What Is a Standby Environment?
A standby environment is a backup system used for failover.
Examples:
- Disaster Recovery setup
- Multi-region architecture
The Problem
In standby:
- Resources may not be fully running
- But quotas still apply
Key Risk
During failover:
- You try to launch resources
- But quota is too low
- System fails
Example Scenario (Exam-style)
Primary Region:
- 100 EC2 instances running
Standby Region:
- Quota allows only 20 instances
During failover:
- You cannot launch 100 instances → failure
Solution (Exam Answer)
You MUST:
1. Pre-configure quotas in standby region
- Ensure quotas match primary region capacity
2. Request quota increases BEFORE failure
3. Test failover regularly
Key Exam Statement
👉 Always ensure standby environments have sufficient service quotas to handle full failover load.

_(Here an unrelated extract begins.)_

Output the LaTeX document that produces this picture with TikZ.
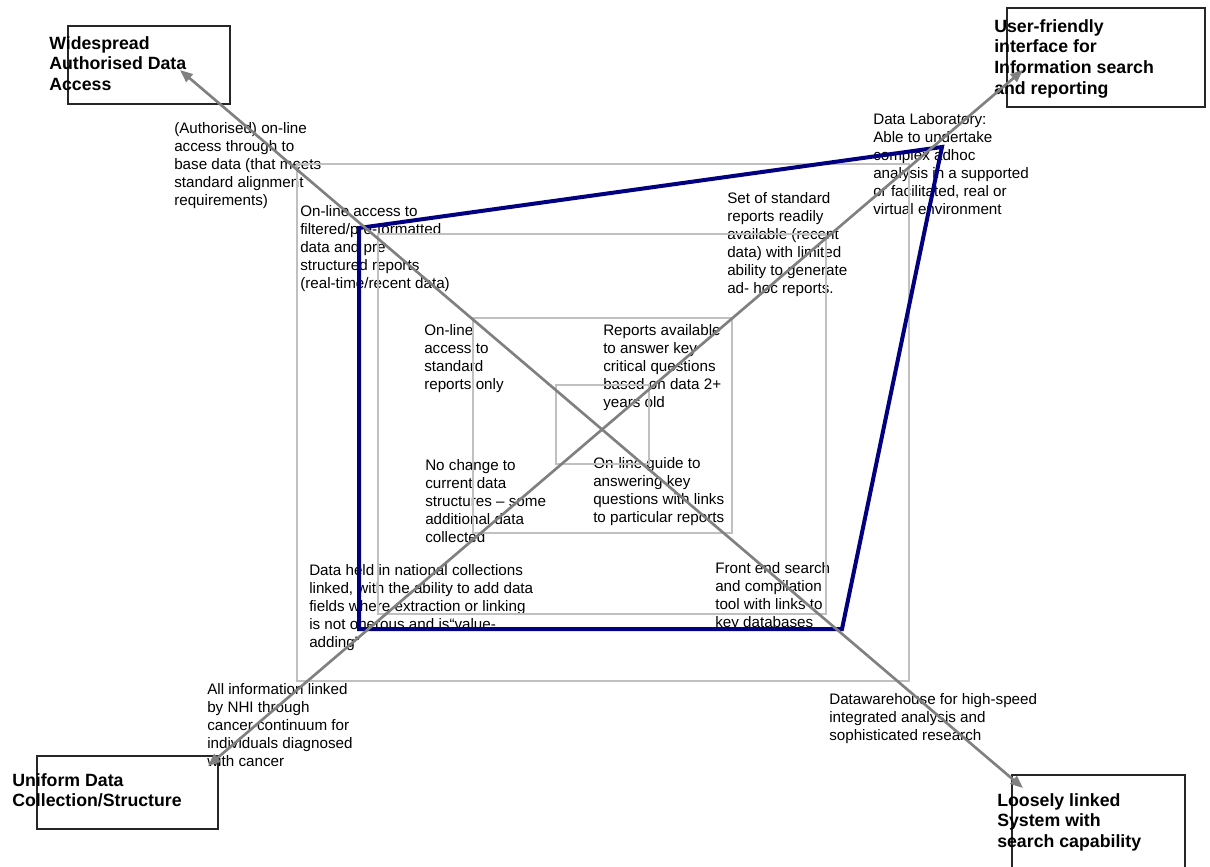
\documentclass[tikz,border=0pt]{standalone}
\usepackage{fontspec}
\setmainfont{Liberation Sans}
\usetikzlibrary{arrows.meta}
\definecolor{ringgray}{HTML}{C0C0C0}
\definecolor{axisgray}{HTML}{808080}
\definecolor{navyline}{HTML}{000080}
\begin{document}
\begin{tikzpicture}[x=0.75pt,y=-0.75pt,
  note/.style={anchor=north west, inner sep=0pt, align=left,
    font=\fontsize{11.4pt}{13.6pt}\selectfont},
  goal/.style={anchor=north west, inner sep=0pt, align=left,
    font=\fontsize{13.3pt}{15.6pt}\selectfont\bfseries},
  ring/.style={draw=ringgray, line width=0.8pt},
  goalbox/.style={draw=black!85, line width=0.8pt},
  tip/.style={Triangle[length=9.5pt,width=7.5pt]},
  axis/.style={draw=axisgray, line width=2pt, {Triangle[length=9.5pt,width=7.5pt]}-{Triangle[length=9.5pt,width=7.5pt]}},
  profile/.style={draw=navyline, line width=3pt, line join=miter}]
\useasboundingbox (0,0) rectangle (1210,867);

% ---- corner goals ----
\draw[goalbox] (68,26) rectangle (230,104);
\node[goal] (widespread) at (49,36) {Widespread\\Authorised Data\\Access};
\draw[goalbox] (1007,8) rectangle (1205,107);
\node[goal] (userfriendly) at (994,19) {User-friendly\\interface for\\Information search\\and reporting};
\draw[goalbox] (37,756) rectangle (218,829);
\node[goal] (uniform) at (12,773) {Uniform Data\\Collection/Structure};
\draw[goalbox] (1012,775) rectangle (1185,900);
\node[goal] (loosely) at (997,793) {Loosely linked\\System with\\search capability};

% ---- level descriptions ----
\node[note] (authorised) at (174,122) {(Authorised) on-line\\access through to\\base data (that meets\\standard alignment\\requirements)};
\node[note] (filtered) at (300,205) {On-line access to\\filtered/pre-formatted\\data and pre\\structured reports\\(real-time/recent data)};
\node[note] (standardset) at (727,192) {Set of standard\\reports readily\\available (recent\\data) with limited\\ability to generate\\ad- hoc reports.};
\node[note] (laboratory) at (873,113) {Data Laboratory:\\Able to undertake\\complex adhoc\\analysis in a supported\\or facilitated, real or\\virtual environment};
\node[note] (standardonly) at (424,324) {On-line\\access to\\standard\\reports only};
\node[note] (keyreports) at (603,324) {Reports available\\to answer key\\critical questions\\based on data 2+\\years old};
\node[note] (nochange) at (425,459) {No change to\\current data\\structures – some\\additional data\\collected};
\node[note] (guide) at (593,457) {On-line guide to\\answering key\\questions with links\\to particular reports};
\node[note] (national) at (309,564) {Data held in national collections\\linked, with the ability to add data\\fields where extraction or linking\\is not onerous and is“value-\\adding”};
\node[note] (frontend) at (715,562) {Front end search\\and compilation\\tool with links to\\key databases};
\node[note] (nhi) at (207,683) {All information linked\\by NHI through\\cancer continuum for\\individuals diagnosed\\with cancer};
\node[note] (warehouse) at (829,693) {Datawarehouse for high-speed\\integrated analysis and\\sophisticated research};

% ---- concentric maturity rings ----
\draw[ring] (297,164) rectangle (909,681);
\draw[ring] (378,234) rectangle (826,614);
\draw[ring] (473,318) rectangle (732,533);
\draw[ring] (556,385) rectangle (649,464);

% ---- current-state profile ----
\coordinate (p1) at (359,228);
\coordinate (p2) at (942,147);
\coordinate (p3) at (842,629);
\coordinate (p4) at (359,629);
\draw[profile] (p1) -- (p2) -- (p3) -- (p4) -- cycle;

% ---- axes ----
\coordinate (endWide) at (180,70);
\coordinate (endLoose) at (1023,788);
\coordinate (endUser) at (1023,70);
\coordinate (endUniform) at (208,766);
\draw[axis] (endWide) -- (endLoose);
\draw[axis] (endUniform) -- (endUser);
\end{tikzpicture}
\end{document}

7. Handling Throttling in Architectures
A. Retry Logic
Applications should:
- Detect throttling errors
- Retry with exponential backoff
B. Use SDKs
AWS SDKs:
- Automatically handle retries
- Implement backoff
C. Rate Limiting
Control how fast your application sends requests
D. Use Async Processing
Instead of direct calls:
- Use queues (SQS)
- Use event-driven services (Lambda)
8. Common Services with Quotas & Throttling
Know these for the exam:
EC2
- Instance limits per Region
AWS Lambda
- Concurrency limits
- Burst limits
Amazon DynamoDB
- Read/Write capacity limits
- Can throttle if exceeded
API Gateway
- Requests per second limits
Amazon SQS
- Message throughput limits
Amazon RDS
- Connection limits
9. Monitoring and Alerts
Use:
- Amazon CloudWatch
- Monitor usage
- Set alarms
- Service Quotas dashboard
- Track limits
10. Exam Tips (Very Important)
1. Always Think Ahead
If question mentions:
- Scaling
- Failover
- Disaster Recovery
👉 Think: Are quotas sufficient?
2. Standby Region Questions
Correct answer usually includes:
- Increasing quotas in standby region
3. Throttling Questions
Correct solutions:
- Retry with exponential backoff
- Use SQS buffering
- Reduce request rate
4. Wrong Answers Usually Include
- Ignoring quotas
- Immediate retries without delay
- No retry logic
11. Summary
Service Quotas
- Limits on AWS resources
- Must be planned and increased if needed
- Critical for scaling and failover
Throttling
- Happens when too many requests are sent
- Requires retry logic and traffic control
For High Availability
- Pre-configure quotas
- Match standby capacity
- Use retries, queues, and caching
Final Key Takeaway
👉 A well-designed AWS system must handle both limits (quotas) and request pressure (throttling) to remain highly available and fault tolerant.